### Stated problem
All of the material below is to be returned exactly.

### Available data
☆ ☆ ☆ ☆ ☆

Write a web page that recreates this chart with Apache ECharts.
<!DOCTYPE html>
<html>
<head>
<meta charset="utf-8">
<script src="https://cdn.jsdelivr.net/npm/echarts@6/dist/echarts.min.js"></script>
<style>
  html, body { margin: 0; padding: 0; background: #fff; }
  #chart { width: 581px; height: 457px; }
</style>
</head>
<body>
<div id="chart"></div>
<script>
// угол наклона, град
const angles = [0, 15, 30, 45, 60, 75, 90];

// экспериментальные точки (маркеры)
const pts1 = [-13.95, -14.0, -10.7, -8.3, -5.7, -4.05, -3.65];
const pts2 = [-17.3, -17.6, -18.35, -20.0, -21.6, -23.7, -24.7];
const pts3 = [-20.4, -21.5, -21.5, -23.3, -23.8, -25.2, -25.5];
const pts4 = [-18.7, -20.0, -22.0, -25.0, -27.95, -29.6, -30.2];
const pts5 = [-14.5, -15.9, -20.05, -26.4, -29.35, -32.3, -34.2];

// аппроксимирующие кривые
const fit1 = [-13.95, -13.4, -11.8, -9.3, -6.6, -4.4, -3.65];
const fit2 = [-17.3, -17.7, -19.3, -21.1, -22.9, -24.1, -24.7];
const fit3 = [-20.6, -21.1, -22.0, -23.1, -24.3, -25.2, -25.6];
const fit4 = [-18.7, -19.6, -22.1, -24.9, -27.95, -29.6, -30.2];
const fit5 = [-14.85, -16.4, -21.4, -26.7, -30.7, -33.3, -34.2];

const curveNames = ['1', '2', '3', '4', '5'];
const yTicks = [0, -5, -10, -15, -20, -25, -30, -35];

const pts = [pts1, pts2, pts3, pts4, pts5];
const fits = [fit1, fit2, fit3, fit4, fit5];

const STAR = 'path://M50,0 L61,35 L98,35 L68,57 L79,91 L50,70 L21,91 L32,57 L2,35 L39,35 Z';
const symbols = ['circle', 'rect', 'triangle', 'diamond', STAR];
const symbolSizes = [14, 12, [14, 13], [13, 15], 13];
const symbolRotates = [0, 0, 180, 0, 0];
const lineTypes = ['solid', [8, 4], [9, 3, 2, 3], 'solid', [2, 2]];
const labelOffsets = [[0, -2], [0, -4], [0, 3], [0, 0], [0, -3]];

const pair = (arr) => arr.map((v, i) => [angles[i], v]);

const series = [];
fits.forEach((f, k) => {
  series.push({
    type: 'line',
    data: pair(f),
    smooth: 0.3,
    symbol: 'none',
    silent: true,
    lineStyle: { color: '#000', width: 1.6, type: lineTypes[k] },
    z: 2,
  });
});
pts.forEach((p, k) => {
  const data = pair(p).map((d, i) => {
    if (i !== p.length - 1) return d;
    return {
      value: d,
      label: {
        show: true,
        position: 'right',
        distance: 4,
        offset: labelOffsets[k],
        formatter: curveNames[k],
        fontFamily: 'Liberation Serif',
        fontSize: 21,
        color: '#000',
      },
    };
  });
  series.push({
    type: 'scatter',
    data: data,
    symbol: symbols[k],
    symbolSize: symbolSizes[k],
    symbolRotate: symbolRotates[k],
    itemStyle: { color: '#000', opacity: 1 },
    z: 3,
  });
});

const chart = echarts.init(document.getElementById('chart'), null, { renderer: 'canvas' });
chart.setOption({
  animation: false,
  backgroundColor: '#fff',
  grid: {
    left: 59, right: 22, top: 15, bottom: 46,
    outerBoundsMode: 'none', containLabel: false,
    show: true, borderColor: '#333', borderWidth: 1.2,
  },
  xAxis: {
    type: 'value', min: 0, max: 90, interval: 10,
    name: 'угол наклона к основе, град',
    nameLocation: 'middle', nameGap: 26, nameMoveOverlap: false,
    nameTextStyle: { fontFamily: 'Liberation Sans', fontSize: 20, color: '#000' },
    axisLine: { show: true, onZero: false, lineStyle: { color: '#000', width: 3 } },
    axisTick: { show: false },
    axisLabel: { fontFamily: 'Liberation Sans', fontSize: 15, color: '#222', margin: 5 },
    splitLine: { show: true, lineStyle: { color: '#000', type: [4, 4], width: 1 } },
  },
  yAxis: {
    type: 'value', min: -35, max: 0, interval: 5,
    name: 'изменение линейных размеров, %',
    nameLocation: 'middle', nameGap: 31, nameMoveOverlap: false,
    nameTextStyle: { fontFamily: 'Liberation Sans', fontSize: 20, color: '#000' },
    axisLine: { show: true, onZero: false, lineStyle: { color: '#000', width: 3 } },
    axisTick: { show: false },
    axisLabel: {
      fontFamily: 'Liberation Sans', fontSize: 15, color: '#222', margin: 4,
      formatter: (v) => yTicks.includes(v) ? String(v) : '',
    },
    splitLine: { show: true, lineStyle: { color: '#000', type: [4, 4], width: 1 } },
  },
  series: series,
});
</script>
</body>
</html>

☆ ☆ ☆ ☆ ☆

### Solution for this task
Write a web page that recreates this chart with Apache ECharts.
<!DOCTYPE html>
<html>
<head>
<meta charset="utf-8">
<script src="https://cdn.jsdelivr.net/npm/echarts@6/dist/echarts.min.js"></script>
<style>
  html, body { margin: 0; padding: 0; background: #fff; }
  #chart { width: 581px; height: 457px; }
</style>
</head>
<body>
<div id="chart"></div>
<script>
// угол наклона, град
const angles = [0, 15, 30, 45, 60, 75, 90];

// экспериментальные точки (маркеры)
const pts1 = [-13.95, -14.0, -10.7, -8.3, -5.7, -4.05, -3.65];
const pts2 = [-17.3, -17.6, -18.35, -20.0, -21.6, -23.7, -24.7];
const pts3 = [-20.4, -21.5, -21.5, -23.3, -23.8, -25.2, -25.5];
const pts4 = [-18.7, -20.0, -22.0, -25.0, -27.95, -29.6, -30.2];
const pts5 = [-14.5, -15.9, -20.05, -26.4, -29.35, -32.3, -34.2];

// аппроксимирующие кривые
const fit1 = [-13.95, -13.4, -11.8, -9.3, -6.6, -4.4, -3.65];
const fit2 = [-17.3, -17.7, -19.3, -21.1, -22.9, -24.1, -24.7];
const fit3 = [-20.6, -21.1, -22.0, -23.1, -24.3, -25.2, -25.6];
const fit4 = [-18.7, -19.6, -22.1, -24.9, -27.95, -29.6, -30.2];
const fit5 = [-14.85, -16.4, -21.4, -26.7, -30.7, -33.3, -34.2];

const curveNames = ['1', '2', '3', '4', '5'];
const yTicks = [0, -5, -10, -15, -20, -25, -30, -35];

const pts = [pts1, pts2, pts3, pts4, pts5];
const fits = [fit1, fit2, fit3, fit4, fit5];

const STAR = 'path://M50,0 L61,35 L98,35 L68,57 L79,91 L50,70 L21,91 L32,57 L2,35 L39,35 Z';
const symbols = ['circle', 'rect', 'triangle', 'diamond', STAR];
const symbolSizes = [14, 12, [14, 13], [13, 15], 13];
const symbolRotates = [0, 0, 180, 0, 0];
const lineTypes = ['solid', [8, 4], [9, 3, 2, 3], 'solid', [2, 2]];
const labelOffsets = [[0, -2], [0, -4], [0, 3], [0, 0], [0, -3]];

const pair = (arr) => arr.map((v, i) => [angles[i], v]);

const series = [];
fits.forEach((f, k) => {
  series.push({
    type: 'line',
    data: pair(f),
    smooth: 0.3,
    symbol: 'none',
    silent: true,
    lineStyle: { color: '#000', width: 1.6, type: lineTypes[k] },
    z: 2,
  });
});
pts.forEach((p, k) => {
  const data = pair(p).map((d, i) => {
    if (i !== p.length - 1) return d;
    return {
      value: d,
      label: {
        show: true,
        position: 'right',
        distance: 4,
        offset: labelOffsets[k],
        formatter: curveNames[k],
        fontFamily: 'Liberation Serif',
        fontSize: 21,
        color: '#000',
      },
    };
  });
  series.push({
    type: 'scatter',
    data: data,
    symbol: symbols[k],
    symbolSize: symbolSizes[k],
    symbolRotate: symbolRotates[k],
    itemStyle: { color: '#000', opacity: 1 },
    z: 3,
  });
});

const chart = echarts.init(document.getElementById('chart'), null, { renderer: 'canvas' });
chart.setOption({
  animation: false,
  backgroundColor: '#fff',
  grid: {
    left: 59, right: 22, top: 15, bottom: 46,
    outerBoundsMode: 'none', containLabel: false,
    show: true, borderColor: '#333', borderWidth: 1.2,
  },
  xAxis: {
    type: 'value', min: 0, max: 90, interval: 10,
    name: 'угол наклона к основе, град',
    nameLocation: 'middle', nameGap: 26, nameMoveOverlap: false,
    nameTextStyle: { fontFamily: 'Liberation Sans', fontSize: 20, color: '#000' },
    axisLine: { show: true, onZero: false, lineStyle: { color: '#000', width: 3 } },
    axisTick: { show: false },
    axisLabel: { fontFamily: 'Liberation Sans', fontSize: 15, color: '#222', margin: 5 },
    splitLine: { show: true, lineStyle: { color: '#000', type: [4, 4], width: 1 } },
  },
  yAxis: {
    type: 'value', min: -35, max: 0, interval: 5,
    name: 'изменение линейных размеров, %',
    nameLocation: 'middle', nameGap: 31, nameMoveOverlap: false,
    nameTextStyle: { fontFamily: 'Liberation Sans', fontSize: 20, color: '#000' },
    axisLine: { show: true, onZero: false, lineStyle: { color: '#000', width: 3 } },
    axisTick: { show: false },
    axisLabel: {
      fontFamily: 'Liberation Sans', fontSize: 15, color: '#222', margin: 4,
      formatter: (v) => yTicks.includes(v) ? String(v) : '',
    },
    splitLine: { show: true, lineStyle: { color: '#000', type: [4, 4], width: 1 } },
  },
  series: series,
});
</script>
</body>
</html>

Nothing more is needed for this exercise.